The problem with it is, the purpose of politics is not to preach to the choir. The purpose of politics is to focus one's rhetoric on the people who aren't already convinced by it -- to cast one's positions in terms of beliefs, values, and attitudes that one doesn't necessarily have.

When I looked at Daily Kos solely with liberal eyes (oh those halcyon days), I loved it. But when I look at it with nonliberal eyes, all I see is further evidence of a longstanding conservative talking point: that liberals just like to bitch about everything.

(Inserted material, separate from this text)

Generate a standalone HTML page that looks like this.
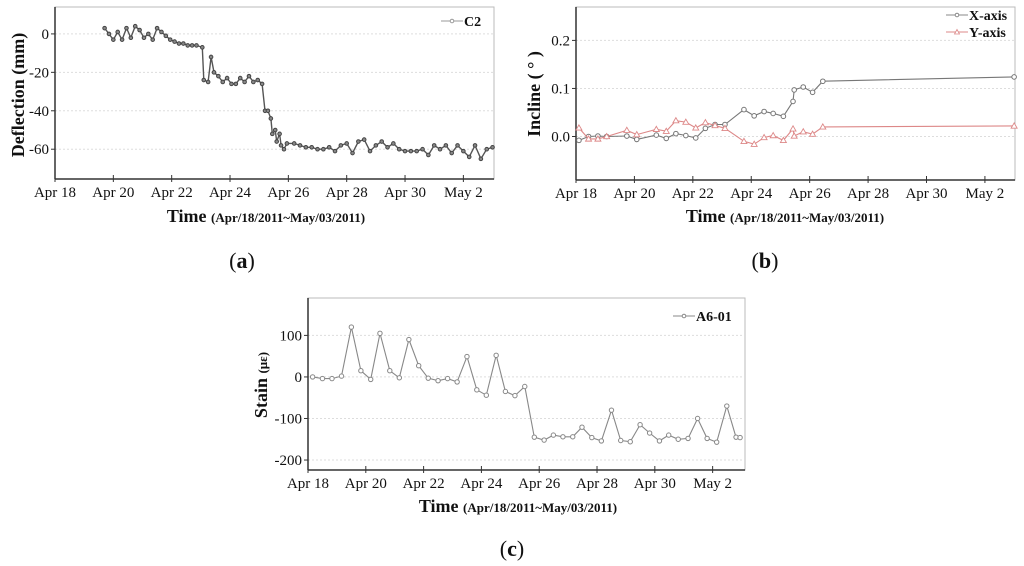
<!DOCTYPE html>
<html><head><meta charset="utf-8">
<style>
html,body{margin:0;padding:0;background:#fff;}
svg{display:block;font-family:"Liberation Serif",serif;}
</style></head>
<body>
<svg id="fig" width="1024" height="566" viewBox="0 0 1024 566"></svg>
<script>
// ---- Chart (a) data: C2 deflection (mm) ----
const aDays = [19.7,19.85,20.0,20.15,20.3,20.45,20.6,20.75,20.9,21.05,21.2,21.35,21.5,21.65,21.8,21.95,22.1,22.25,22.4,22.55,22.7,22.85,23.05,23.1,23.25,23.35,23.45,23.6,23.75,23.9,24.05,24.2,24.35,24.5,24.65,24.8,24.95,25.1,25.2,25.3,25.4,25.45,25.55,25.6,25.7,25.75,25.85,25.95,26.2,26.4,26.6,26.8,27,27.2,27.4,27.6,27.8,28,28.2,28.4,28.6,28.8,29,29.2,29.4,29.6,29.8,30,30.2,30.4,30.6,30.8,31,31.2,31.4,31.6,31.8,32,32.2,32.4,32.6,32.8,33];
const aVals = [3,0,-3,1,-3,3,-2,4,2,-2,0,-3,3,1,-1,-3,-4,-5,-5,-6,-6,-6,-7,-24,-25,-12,-20,-22,-25,-23,-26,-26,-23,-25,-22,-25,-24,-26,-40,-40,-44,-52,-50,-56,-52,-58,-60,-57,-57,-58,-59,-59,-60,-60,-59,-61,-58,-57,-62,-56,-55,-61,-58,-56,-59,-57,-60,-61,-61,-61,-60,-63,-58,-60,-58,-62,-58,-61,-64,-58,-65,-60,-59];
const aYTicks = [0,-20,-40,-60];
// ---- Chart (b) data: incline ----
const bDays = [18.1,18.43,18.75,19.05,19.74,20.08,20.75,21.09,21.42,21.76,22.1,22.43,22.76,23.1,23.75,24.1,24.44,24.75,25.1,25.43,25.47,25.78,26.1,26.45,33.0];
const bX = [-0.008,0,0.001,0,0.001,-0.006,0.003,-0.004,0.006,0.002,-0.003,0.017,0.025,0.025,0.056,0.043,0.052,0.048,0.042,0.073,0.097,0.103,0.092,0.115,0.124];
const bY = [0.018,-0.005,-0.005,0,0.013,0.004,0.015,0.011,0.033,0.030,0.018,0.029,0.023,0.017,-0.01,-0.016,-0.002,0.002,-0.008,0.016,0.001,0.01,0.005,0.02,0.022];
const bYTicks = [0.2,0.1,0.0];
const bYLabels = ["0.2","0.1","0.0"];
// ---- Chart (c) data: A6-01 strain ----
const cDays = [18.16,18.5,18.83,19.16,19.5,19.83,20.17,20.49,20.83,21.16,21.49,21.83,22.16,22.5,22.83,23.16,23.5,23.84,24.17,24.51,24.83,25.16,25.5,25.83,26.17,26.49,26.82,27.16,27.48,27.82,28.15,28.5,28.82,29.15,29.49,29.82,30.16,30.48,30.81,31.15,31.48,31.81,32.14,32.49,32.81,32.95];
const cVals = [0,-4,-4,2,120,15,-6,105,15,-2,90,27,-3,-9,-4,-12,49,-31,-44,52,-35,-45,-23,-145,-152,-140,-144,-144,-121,-146,-154,-80,-153,-156,-115,-135,-154,-140,-150,-148,-100,-148,-157,-70,-145,-146];
const cYTicks = [100,0,-100,-200];
// shared x tick labels
const xTickDays = [18,20,22,24,26,28,30,32];
const xTickLabels = ["Apr 18","Apr 20","Apr 22","Apr 24","Apr 26","Apr 28","Apr 30","May 2"];

const NS="http://www.w3.org/2000/svg";
const svg=document.getElementById('fig');
function mk(tag,attrs,parent){const e=document.createElementNS(NS,tag);for(const k in attrs)e.setAttribute(k,attrs[k]);(parent||svg).appendChild(e);return e;}
function txt(s,attrs,parent){const e=mk('text',attrs,parent);e.textContent=s;return e;}

function chart(o){
  const g=mk('g',{});
  
  
  const xs=d=>o.L+(d-o.d0)/(o.d1-o.d0)*(o.R-o.L);
  const ys=v=>o.T+(o.v1-v)/(o.v1-o.v0)*(o.B-o.T);
  const fr=mk('rect',{x:o.L,y:o.T,width:o.R-o.L,height:o.B-o.T,fill:'none',stroke:'#bbb','stroke-width':1},g);
  
  
  o.yTicks.forEach((v,i)=>{
    const y=ys(v);
    const gl=mk('line',{x1:o.L,x2:o.R,y1:y,y2:y,stroke:'#ddd','stroke-dasharray':'2,2'},g);
    
    
    mk('line',{x1:o.L-4,x2:o.L,y1:y,y2:y,stroke:'#333'},g);
    const t=txt(o.yLabels?o.yLabels[i]:String(v),{x:o.L-6,y:y+5,'text-anchor':'end','font-size':15,fill:'#111'},g);
    
    
  });
  mk('line',{x1:o.L,x2:o.L,y1:o.T,y2:o.B,stroke:'#333','stroke-width':1.5},g);
  mk('line',{x1:o.L,x2:o.R,y1:o.B,y2:o.B,stroke:'#333','stroke-width':1.5},g);
  xTickDays.forEach((d,i)=>{
    const x=xs(d);
    mk('line',{x1:x,x2:x,y1:o.B-4,y2:o.B+3,stroke:'#333'},g);
    const t=txt(xTickLabels[i],{x:x,y:o.B+18,'text-anchor':'middle','font-size':15,fill:'#111'},g);
    
    
  });
  o.series.forEach(s=>{
    const pts=s.days.map((d,i)=>xs(d).toFixed(1)+','+ys(s.vals[i]).toFixed(1)).join(' ');
    const pl=mk('polyline',{points:pts,fill:'none',stroke:s.color,'stroke-width':s.lw||1.1},g);
    
    
    s.days.forEach((d,i)=>{
      const x=xs(d),y=ys(s.vals[i]);
      let m;
      if(s.marker==='tri'){
        m=mk('polygon',{points:`${x},${y-3} ${x-3},${y+2.2} ${x+3},${y+2.2}`,fill:'#fff',stroke:s.mcolor,'stroke-width':0.9},g);
      } else {
        m=mk('circle',{cx:x,cy:y,r:s.r||2.3,fill:s.fill||'#fff',stroke:s.mcolor,'stroke-width':1},g);
      }
      
      
    });
  });
  return g;
}

chart({name:'chart-a-deflection',L:55,R:494,T:7,B:179,d0:18,d1:33.05,v0:-75.5,v1:14,yTicks:aYTicks,
  series:[{name:'c2',days:aDays,vals:aVals,color:'#555',mcolor:'#444',fill:'#888',r:1.8,lw:1.4}]});
chart({name:'chart-b-incline',L:576,R:1015,T:7,B:180,d0:18,d1:33.03,v0:-0.0905,v1:0.2695,yTicks:bYTicks,yLabels:bYLabels,
  series:[{name:'x-axis',days:bDays,vals:bX,color:'#777',mcolor:'#777'},
          {name:'y-axis',days:bDays,vals:bY,color:'#d88',mcolor:'#d88',marker:'tri'}]});
chart({name:'chart-c-strain',L:308,R:745,T:298,B:470,d0:18,d1:33.12,v0:-224,v1:190,yTicks:cYTicks,
  series:[{name:'a6-01',days:cDays,vals:cVals,color:'#888',mcolor:'#888',r:2.2}]});

function legend(x,y,label,color,marker,name){
  const g=mk('g',{});
  
  
  mk('line',{x1:x,x2:x+22,y1:y,y2:y,stroke:color,'stroke-width':1},g);
  if(marker==='tri')mk('polygon',{points:`${x+11},${y-2.5} ${x+8.5},${y+2} ${x+13.5},${y+2}`,fill:'#fff',stroke:color,'stroke-width':0.8},g);
  else mk('circle',{cx:x+11,cy:y,r:1.8,fill:'#fff',stroke:color},g);
  txt(label,{x:x+23,y:y+5,'font-size':14,'font-weight':'bold',fill:'#111'},g);
}
legend(441,21,'C2','#999','c','legend-c2');
legend(946,15,'X-axis','#888','c','legend-x-axis');
legend(946,32,'Y-axis','#d88','tri','legend-y-axis');
legend(673,316,'A6-01','#888','c','legend-a6-01');

function title(html,attrs,name){const t=mk('text',attrs);t.innerHTML=html;return t;}
title('Deflection (mm)',{x:0,y:0,transform:'translate(24,95) rotate(-90)','text-anchor':'middle','font-size':18,'font-weight':'bold',fill:'#111'},'y-axis-title-a');
title('Incline ( ° )',{x:0,y:0,transform:'translate(540,94) rotate(-90)','text-anchor':'middle','font-size':18,'font-weight':'bold',fill:'#111'},'y-axis-title-b');
title('Stain <tspan font-size="13">(με)</tspan>',{x:0,y:0,transform:'translate(267,385) rotate(-90)','text-anchor':'middle','font-size':18,'font-weight':'bold',fill:'#111'},'y-axis-title-c');
title('Time <tspan font-size="13">(Apr/18/2011~May/03/2011)</tspan>',{x:266,y:222,'text-anchor':'middle','font-size':18,'font-weight':'bold',fill:'#111'},'x-axis-title-a');
title('Time <tspan font-size="13">(Apr/18/2011~May/03/2011)</tspan>',{x:785,y:222,'text-anchor':'middle','font-size':18,'font-weight':'bold',fill:'#111'},'x-axis-title-b');
title('Time <tspan font-size="13">(Apr/18/2011~May/03/2011)</tspan>',{x:518,y:512,'text-anchor':'middle','font-size':18,'font-weight':'bold',fill:'#111'},'x-axis-title-c');
title('(<tspan font-weight="bold">a</tspan>)',{x:242,y:268,'text-anchor':'middle','font-size':22,fill:'#111'},'panel-label-a');
title('(<tspan font-weight="bold">b</tspan>)',{x:765,y:268,'text-anchor':'middle','font-size':22,fill:'#111'},'panel-label-b');
title('(<tspan font-weight="bold">c</tspan>)',{x:512,y:556,'text-anchor':'middle','font-size':22,fill:'#111'},'panel-label-c');
</script>
</body></html>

Conservatives like to paint themselves as fundamentally optimistic, happy people -- hey, things are pretty much fine the way they are, except for the following handful of problems. Conversely, they like to paint liberals as fundamentally pessimistic, unhappy people -- everything is falling apart, there's injustice everywhere, economic inequality, needless military aggression, etc. (It's an effective tactic, too -- if you're an undecided voter, or someone only vaguely aware of the daily back-and-forth of modern politics, which group would you rather be associated with?)

Even the most casual glance at these two extremes of the political blogosphere will serve to further this conservative talking point. The overall impression one gets from LGF is, things are pretty much fine the way they are, except for creationism and Islamic fundamentalism. The overall impression one gets from Daily Kos is, everything is falling apart, and here, we'll enlist fifty different equally impassioned people to prove different aspects of it to you.

LGF definitely has its problems -- I get the feeling Charles Johnson has a mild case of megalomania, and would be a rather irritating guy to hang around with. (A few months ago he posted an email exchange he had with a reporter that was presumably intended to make the reporter look bad, but to my eyes just made Johnson look like his namesake.) And a significant number of commenters in his "lizardoid army" seem to be prognathous knuckle-draggers (I won't use "mouth-breather" as a pejorative because I'm one too).

But, Daily Kos, there is a lesson to be learned from Charles Johnson: FOCUS. Focus, focus, focus. As painful as it may be to your delicate progressive sensibilities, you have to stop claiming to give a shit about everything. Prioritize. Make the tough decisions. Pick the right battles. And stop playing into the hands of conservative pseudo-psychologists.